Adult Practice Reviews (APRs)
In accordance with The Safeguarding Boards (Functions and Procedures) (Wales) Regulations 2015, Regional Safeguarding Adults Boards have a statutory responsibility to undertake multi-agency Adult Practice Reviews in circumstances of a significant incident where abuse or neglect of an adult at risk is known or suspected.
The prime purpose of practice reviews, as defined in The Safeguarding Boards (Functions and Procedures) (Wales) Regulations 2015, is to identify any steps that can be taken by Safeguarding Board partners or other bodies to achieve improvements in multi-agency adult protection practice.
While reviews may vary in their breadth and complexity they should be completed in a timely manner. Lessons learned from practice reviews should be disseminated effectively and any recommendation arising should be implemented promptly so that the changes required result wherever possible, in adults at risk being protected from suffering or harm in the future. Where possible lessons should be acted upon without necessarily waiting for the completion of the review.
Practice reviews are not inquiries into how an adult at risk died or was seriously harmed, or into who is culpable. These are matters for coroners and criminal courts, respectively to determine as appropriate.

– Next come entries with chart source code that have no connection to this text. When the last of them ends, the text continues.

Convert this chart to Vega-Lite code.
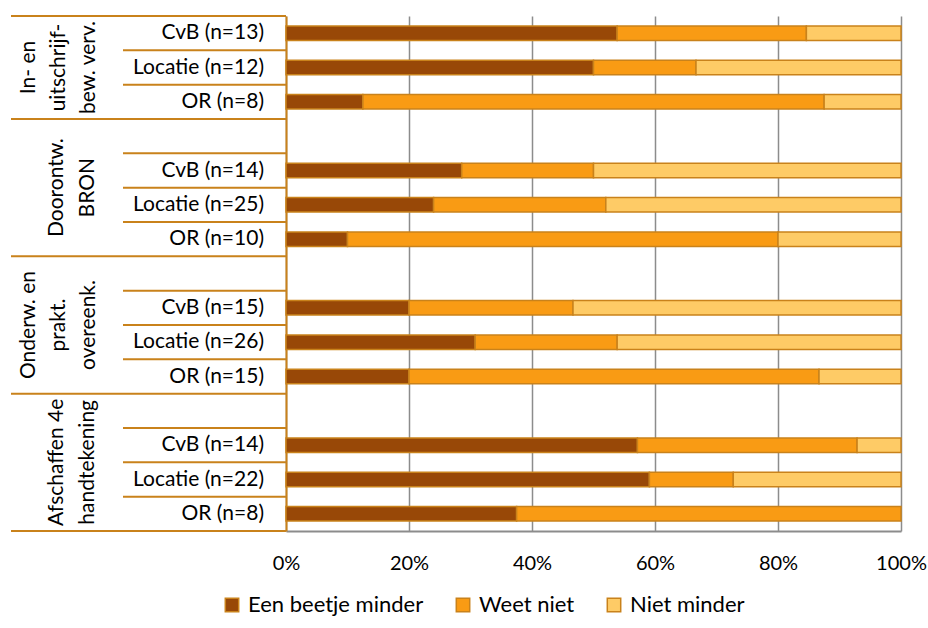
{
  "$schema": "https://vega.github.io/schema/vega-lite/v6.json",
  "padding": {"left": 10, "top": 15, "right": 0, "bottom": 0},
  "spacing": 0,
  "bounds": "flush",
  "config": {
    "font": "Lato",
    "view": {"stroke": null},
    "text": {"font": "Lato", "fontSize": 21, "color": "#000000"}
  },
  "datasets": {
    "rijen": [
      {"groep": "In- en\nuitschrijf-\nbew. verv.", "categorie": "CvB (n=13)", "rij": "G1 | CvB (n=13)"},
      {"groep": "In- en\nuitschrijf-\nbew. verv.", "categorie": "Locatie (n=12)", "rij": "G1 | Locatie (n=12)"},
      {"groep": "In- en\nuitschrijf-\nbew. verv.", "categorie": "OR (n=8)", "rij": "G1 | OR (n=8)"},
      {"groep": "Doorontw.\nBRON", "categorie": "", "rij": "G2 | "},
      {"groep": "Doorontw.\nBRON", "categorie": "CvB (n=14)", "rij": "G2 | CvB (n=14)"},
      {"groep": "Doorontw.\nBRON", "categorie": "Locatie (n=25)", "rij": "G2 | Locatie (n=25)"},
      {"groep": "Doorontw.\nBRON", "categorie": "OR (n=10)", "rij": "G2 | OR (n=10)"},
      {"groep": "Onderw. en\nprakt.\novereenk.", "categorie": "", "rij": "G3 | "},
      {"groep": "Onderw. en\nprakt.\novereenk.", "categorie": "CvB (n=15)", "rij": "G3 | CvB (n=15)"},
      {"groep": "Onderw. en\nprakt.\novereenk.", "categorie": "Locatie (n=26)", "rij": "G3 | Locatie (n=26)"},
      {"groep": "Onderw. en\nprakt.\novereenk.", "categorie": "OR (n=15)", "rij": "G3 | OR (n=15)"},
      {"groep": "Afschaffen 4e\nhandtekening", "categorie": "", "rij": "G4 | "},
      {"groep": "Afschaffen 4e\nhandtekening", "categorie": "CvB (n=14)", "rij": "G4 | CvB (n=14)"},
      {"groep": "Afschaffen 4e\nhandtekening", "categorie": "Locatie (n=22)", "rij": "G4 | Locatie (n=22)"},
      {"groep": "Afschaffen 4e\nhandtekening", "categorie": "OR (n=8)", "rij": "G4 | OR (n=8)"}
    ],
    "balken": [
      {"rij": "G1 | CvB (n=13)", "antwoord": "Een beetje minder", "aantal": 7},
      {"rij": "G1 | CvB (n=13)", "antwoord": "Weet niet", "aantal": 4},
      {"rij": "G1 | CvB (n=13)", "antwoord": "Niet minder", "aantal": 2},
      {"rij": "G1 | Locatie (n=12)", "antwoord": "Een beetje minder", "aantal": 6},
      {"rij": "G1 | Locatie (n=12)", "antwoord": "Weet niet", "aantal": 2},
      {"rij": "G1 | Locatie (n=12)", "antwoord": "Niet minder", "aantal": 4},
      {"rij": "G1 | OR (n=8)", "antwoord": "Een beetje minder", "aantal": 1},
      {"rij": "G1 | OR (n=8)", "antwoord": "Weet niet", "aantal": 6},
      {"rij": "G1 | OR (n=8)", "antwoord": "Niet minder", "aantal": 1},
      {"rij": "G2 | CvB (n=14)", "antwoord": "Een beetje minder", "aantal": 4},
      {"rij": "G2 | CvB (n=14)", "antwoord": "Weet niet", "aantal": 3},
      {"rij": "G2 | CvB (n=14)", "antwoord": "Niet minder", "aantal": 7},
      {"rij": "G2 | Locatie (n=25)", "antwoord": "Een beetje minder", "aantal": 6},
      {"rij": "G2 | Locatie (n=25)", "antwoord": "Weet niet", "aantal": 7},
      {"rij": "G2 | Locatie (n=25)", "antwoord": "Niet minder", "aantal": 12},
      {"rij": "G2 | OR (n=10)", "antwoord": "Een beetje minder", "aantal": 1},
      {"rij": "G2 | OR (n=10)", "antwoord": "Weet niet", "aantal": 7},
      {"rij": "G2 | OR (n=10)", "antwoord": "Niet minder", "aantal": 2},
      {"rij": "G3 | CvB (n=15)", "antwoord": "Een beetje minder", "aantal": 3},
      {"rij": "G3 | CvB (n=15)", "antwoord": "Weet niet", "aantal": 4},
      {"rij": "G3 | CvB (n=15)", "antwoord": "Niet minder", "aantal": 8},
      {"rij": "G3 | Locatie (n=26)", "antwoord": "Een beetje minder", "aantal": 8},
      {"rij": "G3 | Locatie (n=26)", "antwoord": "Weet niet", "aantal": 6},
      {"rij": "G3 | Locatie (n=26)", "antwoord": "Niet minder", "aantal": 12},
      {"rij": "G3 | OR (n=15)", "antwoord": "Een beetje minder", "aantal": 3},
      {"rij": "G3 | OR (n=15)", "antwoord": "Weet niet", "aantal": 10},
      {"rij": "G3 | OR (n=15)", "antwoord": "Niet minder", "aantal": 2},
      {"rij": "G4 | CvB (n=14)", "antwoord": "Een beetje minder", "aantal": 8},
      {"rij": "G4 | CvB (n=14)", "antwoord": "Weet niet", "aantal": 5},
      {"rij": "G4 | CvB (n=14)", "antwoord": "Niet minder", "aantal": 1},
      {"rij": "G4 | Locatie (n=22)", "antwoord": "Een beetje minder", "aantal": 13},
      {"rij": "G4 | Locatie (n=22)", "antwoord": "Weet niet", "aantal": 3},
      {"rij": "G4 | Locatie (n=22)", "antwoord": "Niet minder", "aantal": 6},
      {"rij": "G4 | OR (n=8)", "antwoord": "Een beetje minder", "aantal": 3},
      {"rij": "G4 | OR (n=8)", "antwoord": "Weet niet", "aantal": 5}
    ]
  },
  "hconcat": [
    {
      "width": 275,
      "height": 515,
      "data": {"name": "rijen"},
      "transform": [
        {"window": [{"op": "row_number", "as": "idx"}], "groupby": ["groep"]},
        {"joinaggregate": [{"op": "count", "as": "n"}], "groupby": ["groep"]},
        {"calculate": "length(split(datum.groep, '\\n'))", "as": "regels"}
      ],
      "layer": [
        {
          "transform": [{"filter": "datum.idx == 1"}],
          "mark": {"type": "rule", "color": "#C9821B", "strokeWidth": 2},
          "encoding": {
            "x": {"datum": 0, "type": "quantitative", "scale": {"domain": [0, 275], "nice": false, "zero": false}, "axis": null},
            "x2": {"datum": 275},
            "y": {"field": "rij", "type": "nominal", "bandPosition": 0, "scale": {"type": "band", "domain": ["G1 | CvB (n=13)", "G1 | Locatie (n=12)", "G1 | OR (n=8)", "G2 | ", "G2 | CvB (n=14)", "G2 | Locatie (n=25)", "G2 | OR (n=10)", "G3 | ", "G3 | CvB (n=15)", "G3 | Locatie (n=26)", "G3 | OR (n=15)", "G4 | ", "G4 | CvB (n=14)", "G4 | Locatie (n=22)", "G4 | OR (n=8)"], "paddingInner": 0, "paddingOuter": 0}, "axis": null}
          }
        },
        {
          "transform": [{"filter": "datum.rij == 'G4 | OR (n=8)'"}],
          "mark": {"type": "rule", "color": "#C9821B", "strokeWidth": 2},
          "encoding": {
            "x": {"datum": 0, "type": "quantitative"},
            "x2": {"datum": 275},
            "y": {"field": "rij", "type": "nominal", "bandPosition": 1}
          }
        },
        {
          "transform": [{"filter": "datum.idx > 1"}],
          "mark": {"type": "rule", "color": "#C9821B", "strokeWidth": 2},
          "encoding": {
            "x": {"datum": 112, "type": "quantitative"},
            "x2": {"datum": 275},
            "y": {"field": "rij", "type": "nominal", "bandPosition": 0}
          }
        },
        {
          "transform": [{"filter": "datum.categorie != ''"}],
          "mark": {"type": "text", "align": "right", "baseline": "middle", "fontSize": 21},
          "encoding": {
            "x": {"datum": 253, "type": "quantitative"},
            "y": {"field": "rij", "type": "nominal", "bandPosition": 0.5},
            "text": {"field": "categorie"}
          }
        },
        {
          "transform": [{"filter": "indexof(datum.categorie, 'Locatie') == 0 && datum.n == 3 && datum.regels == 3"}],
          "mark": {"type": "text", "align": "center", "baseline": "bottom", "angle": 270, "fontSize": 21, "lineHeight": 30, "lineBreak": "\n"},
          "encoding": {
            "x": {"datum": 28, "type": "quantitative"},
            "y": {"field": "rij", "type": "nominal", "bandPosition": 0.5},
            "text": {"field": "groep"}
          }
        },
        {
          "transform": [{"filter": "indexof(datum.categorie, 'Locatie') == 0 && datum.n == 4 && datum.regels == 3"}],
          "mark": {"type": "text", "align": "center", "baseline": "bottom", "angle": 270, "fontSize": 21, "lineHeight": 30, "lineBreak": "\n"},
          "encoding": {
            "x": {"datum": 28, "type": "quantitative"},
            "y": {"field": "rij", "type": "nominal", "bandPosition": 0},
            "text": {"field": "groep"}
          }
        },
        {
          "transform": [{"filter": "indexof(datum.categorie, 'Locatie') == 0 && datum.n == 4 && datum.regels == 2"}],
          "mark": {"type": "text", "align": "center", "baseline": "bottom", "angle": 270, "fontSize": 21, "lineHeight": 31, "lineBreak": "\n"},
          "encoding": {
            "x": {"datum": 56, "type": "quantitative"},
            "y": {"field": "rij", "type": "nominal", "bandPosition": 0},
            "text": {"field": "groep"}
          }
        }
      ]
    },
    {
      "width": 615,
      "height": 515,
      "data": {"name": "balken"},
      "transform": [
        {"calculate": "indexof(['Een beetje minder', 'Weet niet', 'Niet minder'], datum.antwoord)", "as": "volgorde"}
      ],
      "mark": {"type": "bar", "height": {"band": 0.42}, "stroke": "#C9821B", "strokeWidth": 1.5},
      "encoding": {
        "y": {
          "field": "rij", "type": "nominal",
          "scale": {"type": "band", "domain": ["G1 | CvB (n=13)", "G1 | Locatie (n=12)", "G1 | OR (n=8)", "G2 | ", "G2 | CvB (n=14)", "G2 | Locatie (n=25)", "G2 | OR (n=10)", "G3 | ", "G3 | CvB (n=15)", "G3 | Locatie (n=26)", "G3 | OR (n=15)", "G4 | ", "G4 | CvB (n=14)", "G4 | Locatie (n=22)", "G4 | OR (n=8)"], "paddingInner": 0, "paddingOuter": 0},
          "axis": {"labels": false, "ticks": false, "title": null, "domainColor": "#C9821B", "domainWidth": 2, "grid": false}
        },
        "x": {
          "field": "aantal", "type": "quantitative", "stack": "normalize",
          "scale": {"domain": [0, 1], "nice": false},
          "axis": {
            "values": [0, 0.2, 0.4, 0.6, 0.8, 1], "format": "%", "title": null,
            "ticks": false, "domainColor": "#8C8C8C", "domainWidth": 2,
            "grid": true, "gridColor": "#8C8C8C", "gridWidth": 1.5,
            "labelFlush": false, "labelOverlap": false,
            "labelFont": "Lato", "labelFontSize": 20, "labelColor": "#000000", "labelPadding": 22
          }
        },
        "order": {"field": "volgorde", "type": "quantitative", "sort": "ascending"},
        "color": {
          "field": "antwoord", "type": "nominal",
          "scale": {"domain": ["Een beetje minder", "Weet niet", "Niet minder"], "range": ["#984807", "#F99B14", "#FECB66"]},
          "legend": {
            "title": null, "orient": "none", "direction": "horizontal", "legendX": 210, "legendY": 578,
            "symbolType": "square", "symbolSize": 180, "symbolStrokeColor": "#C9821B", "symbolStrokeWidth": 1.5,
            "labelFont": "Lato", "labelFontSize": 22, "labelColor": "#000000", "labelOffset": 5, "labelLimit": 400, "columnPadding": 28
          }
        }
      }
    }
  ]
}
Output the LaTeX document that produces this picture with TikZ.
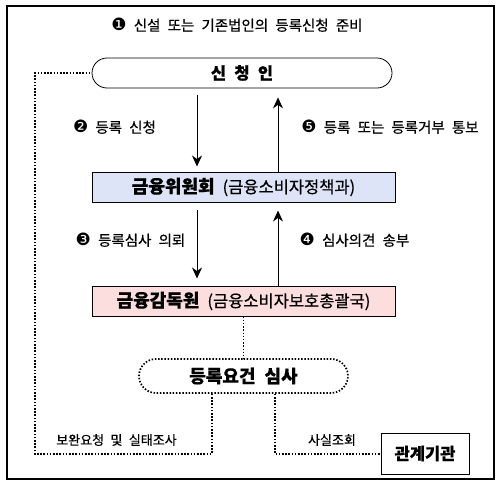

In accordance with Welsh Government guidance, Social Services and Wellbeing (Wales) Act 2014 – Working Together to Safeguard People Volume 3 – Adult Practice Reviews, there are two types of review. Please see below for the criteria for undertaking each type of review.
Concise Reviews
Criteria for undertaking a Concise Review
A Safeguarding Board must undertake a concise adult practice review where an adult at risk who has not, on any date during the 6 months preceding the date of the event, been a person in respect of whom a local authority has determined to take action to protect them from abuse or neglect following an enquiry by a local authority, and has:
- Died; or
- Sustained potentially life threatening injury; or
- Sustained serious and permanent impairment of health.
Extended Reviews
Criteria for undertaking an Extended Review
A Board must undertake an extended adult practice review where an adult at risk who has, on any date during the 6 months preceding the date of the event, been a person in respect of whom a local authority has determined to take action to protect them from abuse or neglect following an enquiry by a local authority, and has;
- died; or
- sustained a potentially life threatening injury; or
- sustained serious and permanent impairment of health.
Serious case reviews
In Wales before the introduction of Regional Safeguarding Boards in 2013, local arrangements were in place for carrying out Serious Case Reviews/Internal Management Reviews.
Wales Guidance for conducting a Serious Case Review can be found in Appendix 2 of the Wales Interim Policy & Procedures for the Protection of Vulnerable Adults from Abuse (2010, updated January 2013).
This process has now been superceded by Adult Practice Reviews in Wales.